Tuesday, September 20, 2011

"Training the Trainer," revisited

Those Who Know Best asked me to train our Client Services folks on "my" application. Cross-pollination, to be sure--just more in the sense of folks in lab coats and latex gloves brushing pollen off carefully selected plant and brushing it on on an equally selected other plant.

But those were the extent of the specifications, leaving me to fill in the details. Which, naturally involved bribes with food, wine, chocolate, and randomly sorting the competing teams into their Hogwarts houses. That was to make up for the pre-class quiz that they were really good sports about. The first half assembled in the big conference room yesterday for the actual hands-on session.

No worries...I was ready with easily two hours of material to cover, during which Hufflepuff, Ravenclaw, Slytherin and Gryffindor would take turns at the console doing actual client-type stuff on a test system. In my experience, that lends itself to questions far more than having features demonstrated to you.

What actually happened was that we quickly realized that the way they support the clients on their application is not at all how I support mine. Most notably, when there's a problem, I'm generally sticking my head straight head the database itself. Client Services, on the other hand, relies on the interface. Partly because those tools have been built for them all these years, and partly because some don't have the software nor a knowledge of SQL (Structured Query Language), much less any idea of how data fits together. Some, particularly the most senior folks do, and I had made the shaky assumption that those skills were acquired by the usual on-the-job organizational osmosis.
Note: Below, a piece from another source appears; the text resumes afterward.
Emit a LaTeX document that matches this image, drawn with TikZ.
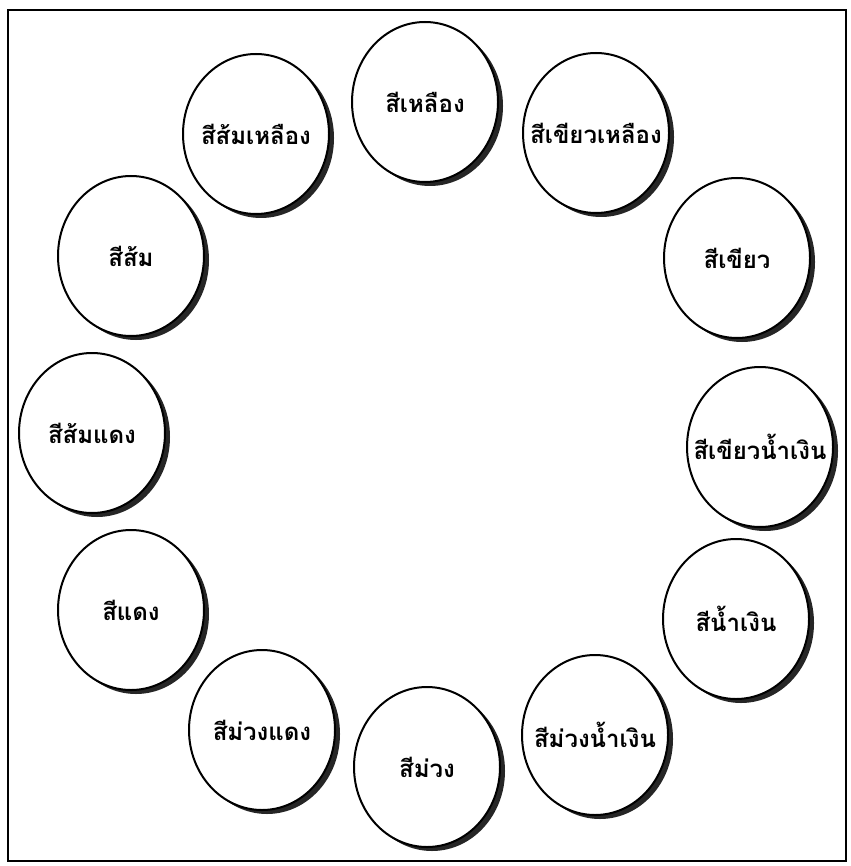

Wrong assumption, obviously. Which, for anyone presenting, just might trigger a freak-out because the agenda had suddenly evaporated. Which normally means pulling the plug on the whole thing or completely free-wheeling. Both are valuable meeting skills. But then the questions started flying thick as, for lack of a fresher phrase, two worlds collided.

And you know what? It was straight awesome. The balance of the two hours zipped by as I was grilled and in turn tried to get into their heads. Sure, occasionally we'd dip into the software to illustrate something. But for the most part it was meta-information: What the overall client relationships are like, some of the frustrations of working in a distributed development environment (instead of the one-stop-geek that is me), what the process is like on the client side. Those kinds of things.

I'd do it all over again...and I may just have that chance when I work with the second crew a week from tomorrow. I can only look forward to the instructive chaos that will bring.